> **What is expected**
Reproduce all the material exactly, minus any pictures it holds.

> **Collected material**
○ ○ ○ ○
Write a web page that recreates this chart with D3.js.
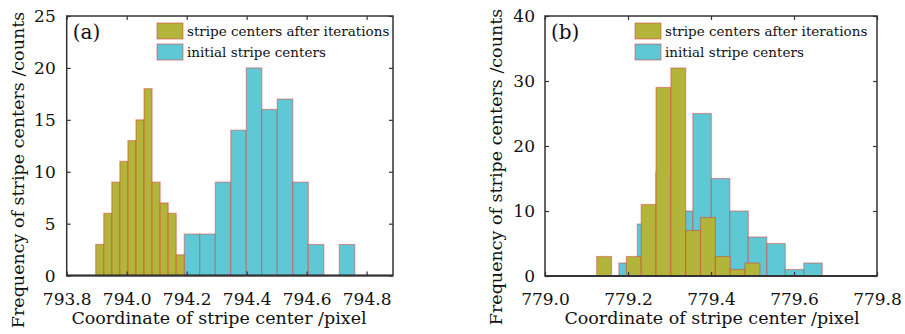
<!DOCTYPE html>
<html>
<head>
<meta charset="utf-8">
<script src="https://cdn.jsdelivr.net/npm/d3@7"></script>
<style>
  body { margin: 0; background: #ffffff; }
  svg text { font-family: "DejaVu Serif", "Liberation Serif", serif; fill: #111; }
</style>
</head>
<body>
<svg id="chart" width="905" height="334"></svg>
<script>
// panel (a) histogram bins
var aIterStart = 793.8967, aIterWidth = 0.02685;
var aIterCounts = [3, 6, 9, 11, 13, 15, 18, 9, 7, 6, 2];
var aInitStart = 794.192, aInitWidth = 0.0517;
var aInitCounts = [4, 4, 9, 14, 20, 16, 17, 9, 3, 0, 3];
var aXTicks = [793.8, 794.0, 794.2, 794.4, 794.6, 794.8];
var aYTicks = [0, 5, 10, 15, 20, 25];

// panel (b) histogram bins
var bIterStart = 779.1246, bIterWidth = 0.03574;
var bIterCounts = [3, 0, 3, 11, 29, 32, 7, 9, 3, 1, 2];
var bInitStart = 779.178, bInitWidth = 0.04455;
var bInitCounts = [2, 8, 16, 10, 25, 15, 10, 6, 5, 1, 2];
var bXTicks = [779.0, 779.2, 779.4, 779.6, 779.8];
var bYTicks = [0, 10, 20, 30, 40];

var legendNames = ["stripe centers after iterations", "initial stripe centers"];
var iterColor = "#b3b43a", initColor = "#5fc8d5";
var edgeColor = "rgba(215,55,55,0.45)";

var svg = d3.select("#chart");

function toBins(start, width, counts){
  return counts.map(function(c, i){
    return { x0: start + i * width, x1: start + (i + 1) * width, n: c };
  });
}

function drawPanel(cfg){
  var x = d3.scaleLinear().domain(cfg.xDomain).range([cfg.left, cfg.right]);
  var y = d3.scaleLinear().domain(cfg.yDomain).range([cfg.bottom, cfg.top]);
  var g = svg.append("g");

  // bars: initial first, iterations on top
  var series = [
    { bins: toBins(cfg.initStart, cfg.initWidth, cfg.initCounts), color: initColor },
    { bins: toBins(cfg.iterStart, cfg.iterWidth, cfg.iterCounts), color: iterColor }
  ];
  series.forEach(function(s){
    g.append("g").selectAll("rect")
      .data(s.bins).enter().append("rect")
      .attr("x", function(d){ return x(d.x0); })
      .attr("width", function(d){ return x(d.x1) - x(d.x0); })
      .attr("y", function(d){ return y(d.n); })
      .attr("height", function(d){ return y(0) - y(d.n); })
      .style("fill", s.color)
      .style("stroke", edgeColor)
      .style("stroke-width", 1.2);
  });

  // axes
  var xAxis = d3.axisBottom(x).tickValues(cfg.xTicks).tickFormat(d3.format(".1f"))
    .tickSizeInner(-4).tickSizeOuter(0).tickPadding(17);
  var yAxis = d3.axisLeft(y).tickValues(cfg.yTicks).tickFormat(d3.format("d"))
    .tickSizeInner(-4).tickSizeOuter(0).tickPadding(cfg.yPad);
  var xTop = d3.axisTop(x).tickValues(cfg.xTicks).tickFormat("").tickSizeInner(-4).tickSizeOuter(0);
  var yRight = d3.axisRight(y).tickValues(cfg.yTicks).tickFormat("").tickSizeInner(-4).tickSizeOuter(0);

  var ax = [
    g.append("g").attr("transform", "translate(0," + cfg.bottom + ")").call(xAxis),
    g.append("g").attr("transform", "translate(" + cfg.left + ",0)").call(yAxis),
    g.append("g").attr("transform", "translate(0," + cfg.top + ")").call(xTop),
    g.append("g").attr("transform", "translate(" + cfg.right + ",0)").call(yRight)
  ];
  ax.forEach(function(a){
    a.select(".domain").remove();
    a.selectAll("line").style("stroke", "#333").style("stroke-width", 1.2);
    a.selectAll("text").style("font-size", "17px").style("font-family", "DejaVu Serif").style("fill", "#111");
  });

  // frame
  g.append("rect")
    .attr("x", cfg.left).attr("y", cfg.top)
    .attr("width", cfg.right - cfg.left).attr("height", cfg.bottom - cfg.top)
    .style("fill", "none").style("stroke", "#333").style("stroke-width", 1.5);
  g.append("line")
    .attr("x1", cfg.left).attr("x2", cfg.right)
    .attr("y1", cfg.bottom).attr("y2", cfg.bottom)
    .style("stroke", "#333").style("stroke-width", 2);

  // panel tag
  g.append("text").attr("x", cfg.left + 6).attr("y", cfg.top + 23)
    .style("font-size", "20px").text(cfg.tag);

  // legend
  [iterColor, initColor].forEach(function(c, i){
    var ly = cfg.top + 7 + i * 21;
    g.append("rect").attr("x", cfg.legX).attr("y", ly).attr("width", 26).attr("height", 16)
      .style("fill", c).style("stroke", edgeColor).style("stroke-width", 1.2);
    g.append("text").attr("x", cfg.legX + 30).attr("y", ly + 13)
      .style("font-size", "13.5px").text(legendNames[i]);
  });

  // axis titles
  g.append("text").attr("x", cfg.xLabelX).attr("y", 324)
    .attr("text-anchor", "middle").style("font-size", "17.5px")
    .text("Coordinate of stripe center /pixel");
  g.append("text")
    .attr("transform", "translate(" + cfg.yLabelX + "," + cfg.yLabelY + ") rotate(-90)")
    .attr("text-anchor", "middle").style("font-size", "17.5px")
    .text("Frequency of stripe centers /counts");
}

drawPanel({
  left: 66.7, right: 393, top: 16, bottom: 275.6,
  xDomain: [793.8, 794.888], yDomain: [0, 25],
  xTicks: aXTicks, yTicks: aYTicks, yPad: 11,
  iterStart: aIterStart, iterWidth: aIterWidth, iterCounts: aIterCounts,
  initStart: aInitStart, initWidth: aInitWidth, initCounts: aInitCounts,
  tag: "(a)", legX: 157, xLabelX: 219, yLabelX: 24, yLabelY: 170
});

drawPanel({
  left: 545, right: 877, top: 16, bottom: 276,
  xDomain: [779.0, 779.8], yDomain: [0, 40],
  xTicks: bXTicks, yTicks: bYTicks, yPad: 10,
  iterStart: bIterStart, iterWidth: bIterWidth, iterCounts: bIterCounts,
  initStart: bInitStart, initWidth: bInitWidth, initCounts: bInitCounts,
  tag: "(b)", legX: 635, xLabelX: 712, yLabelX: 502, yLabelY: 167
});
</script>
</body>
</html>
○ ○ ○ ○
> **Result**
Write a web page that recreates this chart with D3.js.
<!DOCTYPE html>
<html>
<head>
<meta charset="utf-8">
<script src="https://cdn.jsdelivr.net/npm/d3@7"></script>
<style>
  body { margin: 0; background: #ffffff; }
  svg text { font-family: "DejaVu Serif", "Liberation Serif", serif; fill: #111; }
</style>
</head>
<body>
<svg id="chart" width="905" height="334"></svg>
<script>
// panel (a) histogram bins
var aIterStart = 793.8967, aIterWidth = 0.02685;
var aIterCounts = [3, 6, 9, 11, 13, 15, 18, 9, 7, 6, 2];
var aInitStart = 794.192, aInitWidth = 0.0517;
var aInitCounts = [4, 4, 9, 14, 20, 16, 17, 9, 3, 0, 3];
var aXTicks = [793.8, 794.0, 794.2, 794.4, 794.6, 794.8];
var aYTicks = [0, 5, 10, 15, 20, 25];

// panel (b) histogram bins
var bIterStart = 779.1246, bIterWidth = 0.03574;
var bIterCounts = [3, 0, 3, 11, 29, 32, 7, 9, 3, 1, 2];
var bInitStart = 779.178, bInitWidth = 0.04455;
var bInitCounts = [2, 8, 16, 10, 25, 15, 10, 6, 5, 1, 2];
var bXTicks = [779.0, 779.2, 779.4, 779.6, 779.8];
var bYTicks = [0, 10, 20, 30, 40];

var legendNames = ["stripe centers after iterations", "initial stripe centers"];
var iterColor = "#b3b43a", initColor = "#5fc8d5";
var edgeColor = "rgba(215,55,55,0.45)";

var svg = d3.select("#chart");

function toBins(start, width, counts){
  return counts.map(function(c, i){
    return { x0: start + i * width, x1: start + (i + 1) * width, n: c };
  });
}

function drawPanel(cfg){
  var x = d3.scaleLinear().domain(cfg.xDomain).range([cfg.left, cfg.right]);
  var y = d3.scaleLinear().domain(cfg.yDomain).range([cfg.bottom, cfg.top]);
  var g = svg.append("g");

  // bars: initial first, iterations on top
  var series = [
    { bins: toBins(cfg.initStart, cfg.initWidth, cfg.initCounts), color: initColor },
    { bins: toBins(cfg.iterStart, cfg.iterWidth, cfg.iterCounts), color: iterColor }
  ];
  series.forEach(function(s){
    g.append("g").selectAll("rect")
      .data(s.bins).enter().append("rect")
      .attr("x", function(d){ return x(d.x0); })
      .attr("width", function(d){ return x(d.x1) - x(d.x0); })
      .attr("y", function(d){ return y(d.n); })
      .attr("height", function(d){ return y(0) - y(d.n); })
      .style("fill", s.color)
      .style("stroke", edgeColor)
      .style("stroke-width", 1.2);
  });

  // axes
  var xAxis = d3.axisBottom(x).tickValues(cfg.xTicks).tickFormat(d3.format(".1f"))
    .tickSizeInner(-4).tickSizeOuter(0).tickPadding(17);
  var yAxis = d3.axisLeft(y).tickValues(cfg.yTicks).tickFormat(d3.format("d"))
    .tickSizeInner(-4).tickSizeOuter(0).tickPadding(cfg.yPad);
  var xTop = d3.axisTop(x).tickValues(cfg.xTicks).tickFormat("").tickSizeInner(-4).tickSizeOuter(0);
  var yRight = d3.axisRight(y).tickValues(cfg.yTicks).tickFormat("").tickSizeInner(-4).tickSizeOuter(0);

  var ax = [
    g.append("g").attr("transform", "translate(0," + cfg.bottom + ")").call(xAxis),
    g.append("g").attr("transform", "translate(" + cfg.left + ",0)").call(yAxis),
    g.append("g").attr("transform", "translate(0," + cfg.top + ")").call(xTop),
    g.append("g").attr("transform", "translate(" + cfg.right + ",0)").call(yRight)
  ];
  ax.forEach(function(a){
    a.select(".domain").remove();
    a.selectAll("line").style("stroke", "#333").style("stroke-width", 1.2);
    a.selectAll("text").style("font-size", "17px").style("font-family", "DejaVu Serif").style("fill", "#111");
  });

  // frame
  g.append("rect")
    .attr("x", cfg.left).attr("y", cfg.top)
    .attr("width", cfg.right - cfg.left).attr("height", cfg.bottom - cfg.top)
    .style("fill", "none").style("stroke", "#333").style("stroke-width", 1.5);
  g.append("line")
    .attr("x1", cfg.left).attr("x2", cfg.right)
    .attr("y1", cfg.bottom).attr("y2", cfg.bottom)
    .style("stroke", "#333").style("stroke-width", 2);

  // panel tag
  g.append("text").attr("x", cfg.left + 6).attr("y", cfg.top + 23)
    .style("font-size", "20px").text(cfg.tag);

  // legend
  [iterColor, initColor].forEach(function(c, i){
    var ly = cfg.top + 7 + i * 21;
    g.append("rect").attr("x", cfg.legX).attr("y", ly).attr("width", 26).attr("height", 16)
      .style("fill", c).style("stroke", edgeColor).style("stroke-width", 1.2);
    g.append("text").attr("x", cfg.legX + 30).attr("y", ly + 13)
      .style("font-size", "13.5px").text(legendNames[i]);
  });

  // axis titles
  g.append("text").attr("x", cfg.xLabelX).attr("y", 324)
    .attr("text-anchor", "middle").style("font-size", "17.5px")
    .text("Coordinate of stripe center /pixel");
  g.append("text")
    .attr("transform", "translate(" + cfg.yLabelX + "," + cfg.yLabelY + ") rotate(-90)")
    .attr("text-anchor", "middle").style("font-size", "17.5px")
    .text("Frequency of stripe centers /counts");
}

drawPanel({
  left: 66.7, right: 393, top: 16, bottom: 275.6,
  xDomain: [793.8, 794.888], yDomain: [0, 25],
  xTicks: aXTicks, yTicks: aYTicks, yPad: 11,
  iterStart: aIterStart, iterWidth: aIterWidth, iterCounts: aIterCounts,
  initStart: aInitStart, initWidth: aInitWidth, initCounts: aInitCounts,
  tag: "(a)", legX: 157, xLabelX: 219, yLabelX: 24, yLabelY: 170
});

drawPanel({
  left: 545, right: 877, top: 16, bottom: 276,
  xDomain: [779.0, 779.8], yDomain: [0, 40],
  xTicks: bXTicks, yTicks: bYTicks, yPad: 10,
  iterStart: bIterStart, iterWidth: bIterWidth, iterCounts: bIterCounts,
  initStart: bInitStart, initWidth: bInitWidth, initCounts: bInitCounts,
  tag: "(b)", legX: 635, xLabelX: 712, yLabelX: 502, yLabelY: 167
});
</script>
</body>
</html>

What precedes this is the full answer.